Fermi paradox is interesting because if aliens did have the ability to teleport they would've done so. The matrix does sound reasonable. What if we could have everything in this virtual world? The argument that we are in a matrix right now is moot because it kinda sucks. Great for the 1 percenters tho.


There are already plenty "solutions" for the Fermi paradox, one of those is the Multiverse hypothesis https://en.wikipedia.org/wiki/Multiverse another one is the Holographic principle http://motherboard.vice.com/read/there-is-growing-evidence-t...


> Kinda depressing just how small we are and that we can't get around places to explore space without some groundbreaking invention that will transfer information from the atoms to another location instantly

If that ever happens, you'd better hope that the Novikov self-consistency principle [0] holds, or be ready to deal with the inevitable causality violations.[1]

[0] https://en.wikipedia.org/wiki/Novikov_self-consistency_princ...

[1] http://www.askamathematician.com/2012/07/q-how-does-instanta...


> after you are finished copying the atom data, the old copy must be deleted to prevent endless dopp[el]gangers appearing

Why would we need to prevent this?


The Agent Smith problem. Right now if an entity in meatspace wants to copy itself it has to breed, and for anything complex the copies are not the same and have to go through a growing process. With copy teleportation it's not really any different than Ctrl+C/Ctrl+V on your computer. As long as you have the energy you can build entire armies of yourself. There many be plenty of good scenarios for this to happen but I can think of far more downsides.

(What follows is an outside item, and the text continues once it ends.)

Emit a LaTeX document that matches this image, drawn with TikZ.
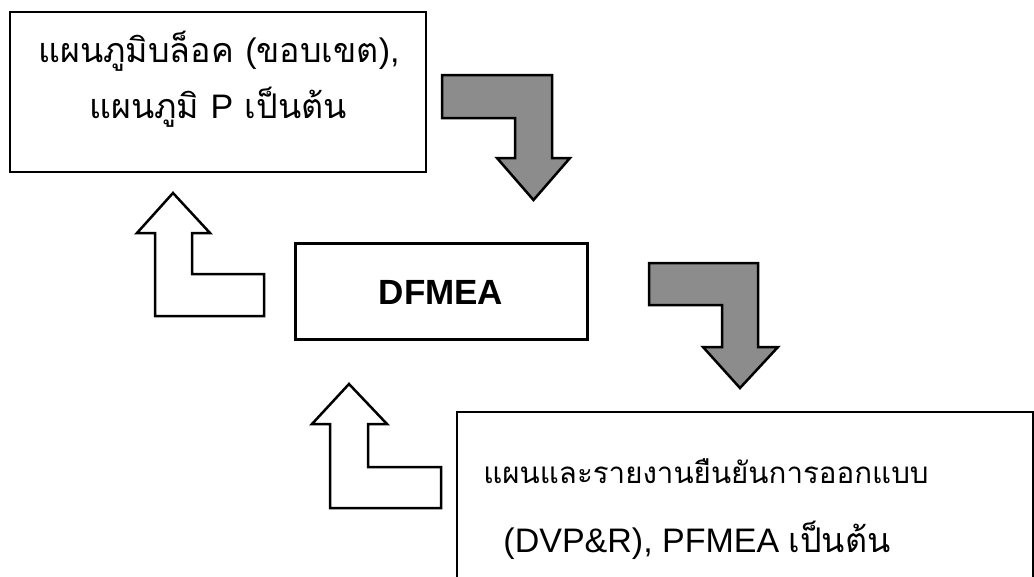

Play Sims 4 with the "Get to work" expansion. Having 8 me's in a house is a real problem.


Well when you want to comeback home , you don't want to come across a clone of yourself who already married your lover, had kids, settled down and your ex lover says "you were never around what did you expect and besides it's not like I'm cheating on you because it's a copy of you". I'd imagine time travels faster when you are out exploring deep space and having a blast while the copy of you is living his life on earth. Yeah, still worth it.